Required work.
Write the lines out again, from the top of the material to the line containing "ax.set_xticks(np.arange(len(categorias) - 1)", pictures excluded.
★ ★ ★ ★ ★
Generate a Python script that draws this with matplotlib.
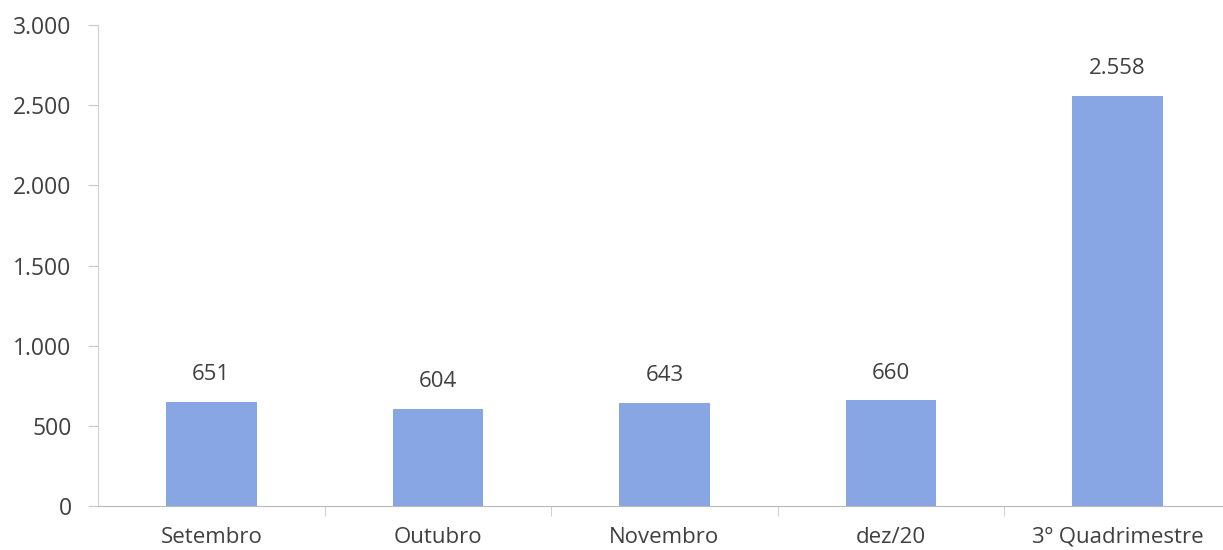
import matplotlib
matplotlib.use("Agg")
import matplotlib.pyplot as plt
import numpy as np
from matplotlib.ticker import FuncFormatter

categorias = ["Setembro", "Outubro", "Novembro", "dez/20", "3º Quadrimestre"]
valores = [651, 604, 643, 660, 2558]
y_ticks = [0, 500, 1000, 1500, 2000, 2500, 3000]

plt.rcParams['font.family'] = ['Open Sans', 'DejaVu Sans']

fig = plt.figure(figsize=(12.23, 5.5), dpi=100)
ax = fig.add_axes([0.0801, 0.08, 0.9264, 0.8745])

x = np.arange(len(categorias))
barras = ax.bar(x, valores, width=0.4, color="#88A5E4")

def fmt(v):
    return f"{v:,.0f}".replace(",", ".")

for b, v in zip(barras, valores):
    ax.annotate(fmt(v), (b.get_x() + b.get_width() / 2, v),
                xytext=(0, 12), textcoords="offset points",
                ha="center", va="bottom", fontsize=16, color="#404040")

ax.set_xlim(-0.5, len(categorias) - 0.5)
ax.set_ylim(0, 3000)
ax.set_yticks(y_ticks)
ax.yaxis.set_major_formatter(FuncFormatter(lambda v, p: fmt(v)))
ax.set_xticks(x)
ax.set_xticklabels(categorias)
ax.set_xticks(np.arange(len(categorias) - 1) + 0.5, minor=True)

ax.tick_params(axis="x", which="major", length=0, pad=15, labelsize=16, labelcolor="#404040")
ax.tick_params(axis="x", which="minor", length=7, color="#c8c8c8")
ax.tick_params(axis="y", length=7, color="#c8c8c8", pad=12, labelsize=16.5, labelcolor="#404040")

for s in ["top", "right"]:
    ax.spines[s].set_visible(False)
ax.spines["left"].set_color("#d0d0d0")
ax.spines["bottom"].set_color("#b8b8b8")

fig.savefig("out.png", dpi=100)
★ ★ ★ ★ ★
Exercise output.
Generate a Python script that draws this with matplotlib.
import matplotlib
matplotlib.use("Agg")
import matplotlib.pyplot as plt
import numpy as np
from matplotlib.ticker import FuncFormatter

categorias = ["Setembro", "Outubro", "Novembro", "dez/20", "3º Quadrimestre"]
valores = [651, 604, 643, 660, 2558]
y_ticks = [0, 500, 1000, 1500, 2000, 2500, 3000]

plt.rcParams['font.family'] = ['Open Sans', 'DejaVu Sans']

fig = plt.figure(figsize=(12.23, 5.5), dpi=100)
ax = fig.add_axes([0.0801, 0.08, 0.9264, 0.8745])

x = np.arange(len(categorias))
barras = ax.bar(x, valores, width=0.4, color="#88A5E4")

def fmt(v):
    return f"{v:,.0f}".replace(",", ".")

for b, v in zip(barras, valores):
    ax.annotate(fmt(v), (b.get_x() + b.get_width() / 2, v),
                xytext=(0, 12), textcoords="offset points",
                ha="center", va="bottom", fontsize=16, color="#404040")

ax.set_xlim(-0.5, len(categorias) - 0.5)
ax.set_ylim(0, 3000)
ax.set_yticks(y_ticks)
ax.yaxis.set_major_formatter(FuncFormatter(lambda v, p: fmt(v)))
ax.set_xticks(x)
ax.set_xticklabels(categorias)
ax.set_xticks(np.arange(len(categorias) - 1) + 0.5, minor=True)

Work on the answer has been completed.